California — Pacific Gas and Electric Company (PG&E), San Diego Gas & Electric Company (SDG&E) and Southern California Edison (SCE) together proposed to modernize California’s 25-year-old rooftop solar program to support customer equity and help continue California’s success toward a clean energy future.
Submitted to the California Public Utilities Commission, the joint proposal lays out a new approach for compensating future rooftop solar customers who export excess solar energy to the electric grid. This proposal would only apply to future, new rooftop solar customers, not current solar customers.
The heart of this modernization effort addresses an unfair and growing inequity stemming from earlier versions of the rooftop solar Net Energy Metering (NEM) program. This cost shift leads to electricity customers without solar systems paying about $3 billion more annually in their electricity bills to subsidize existing rooftop solar customers.
This represents each customer without solar paying as much as $240 extra every year, or more for some customers with higher energy needs. The subsidy represents the costs of the electric grid that solar customers use, but for which they do not pay. Oftentimes, those left paying these higher costs are lower-income customers.i
This proposal to modernize the 25-year-old NEM program would accomplish the following objectives:
Ensure solar and non-solar customers using the grid pay their fair share for its costs;
Minimize any new, unnecessary bill increases for customers without solar, many of whom are lower income;
Help California achieve its climate change and clean energy goals in a more cost-effective and equitable manner; and
Update the current, outdated structure to align with today’s lower cost of solar energy and changing grid needs.
Joint Proposal from PG&E, SDG&E and SCE
The joint proposal for future rooftop solar customers:
Updates compensation for excess energy created by customers’ rooftop solar systems and exported to the grid to better align with the actual value of power and to more closely resemble what utilities pay for large-scale renewable energy resources.
Offers discounts for lower-income customers to ensure greater access to solar for these customers.
Encourages the adoption of rooftop solar with battery energy storage to increase the ability of customers to support the electric grid at critical times when the sun is not shining.
Includes a monthly grid charge to ensure solar customers are appropriately contributing to costs for maintaining, operating and improving the grid, and for statewide public purpose programs, such as energy efficiency or programs for lower-income customers.
Includes a monthly customer charge to pay for costs related to customer service and support such as call center costs, metering and other services benefitting all customers.
While the $3 billion cost shift from existing solar customers would continue, the joint utility proposal, if adopted, would ensure that this burden does not increase as new customers adopt rooftop solar.
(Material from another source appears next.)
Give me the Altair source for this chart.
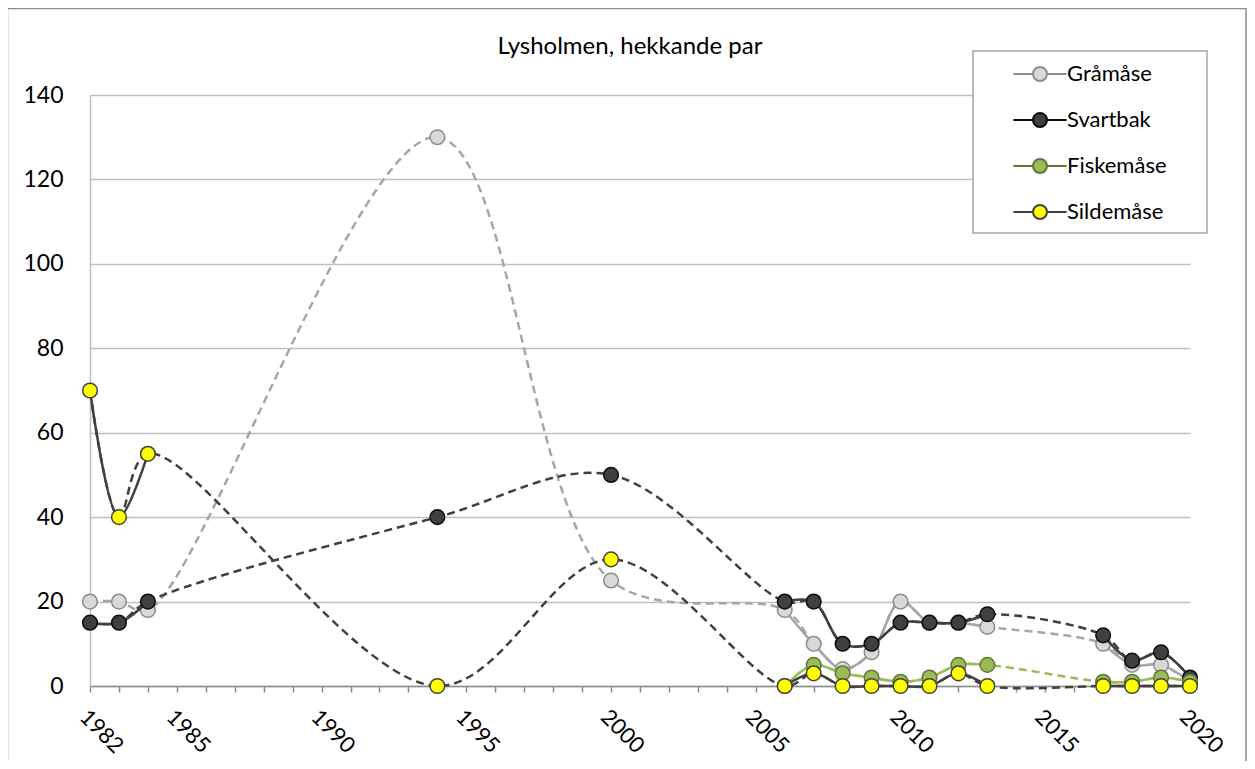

Background on California’s Current Solar Incentive Program
The NEM program was established in 1995 to incentivize Californians to install rooftop solar panels to help jumpstart the solar industry, drive down costs and facilitate the transition to a clean energy future – and it worked.
In 1995, there were 10,000 home-based solar systems. Today, there are more than 1 million.
The cost of solar technology has fallen more than 70%ii since the program began 25 years ago.
Today, 50% of California’s electricity is from clean, renewable sources including 15% from rooftop solar.iii
How the Current NEM Program Works
A customer’s rooftop solar equipment is connected to the electric grid. Solar customers use energy produced by their solar panels during the day when solar power is available and from the utilities at night or whenever their solar system is not generating enough power. Even when their solar panels produce energy, customers rely on the electric grid for power and for exporting their excess solar generation to the grid. Customers with both rooftop solar and battery storage systems are also connected to and rely upon the grid.
Rooftop solar customers receive a credit on their electric bills when their system generates more power than they need, and that power is sent to the electric grid. The original goal of the credit was to help customers pay off their system over a reasonable period.
Since the NEM program was established, solar costs have fallen dramatically:
Today, the credit that rooftop solar customers receive for excess energy sent to the grid is 25 cents per kilowatt-hour, on average.
By comparison, the cost for energy from a large-scale solar farm is 3 cents per kilowatt-hour.
Customers are able to pay for their system in less than five years but continue to receive this subsidy for 20 years.
The result of this high credit is that rooftop solar customers do not pay their full share for use of the grid that they rely on or for state-mandated, public policy programs that support energy efficiency or lower-income customers.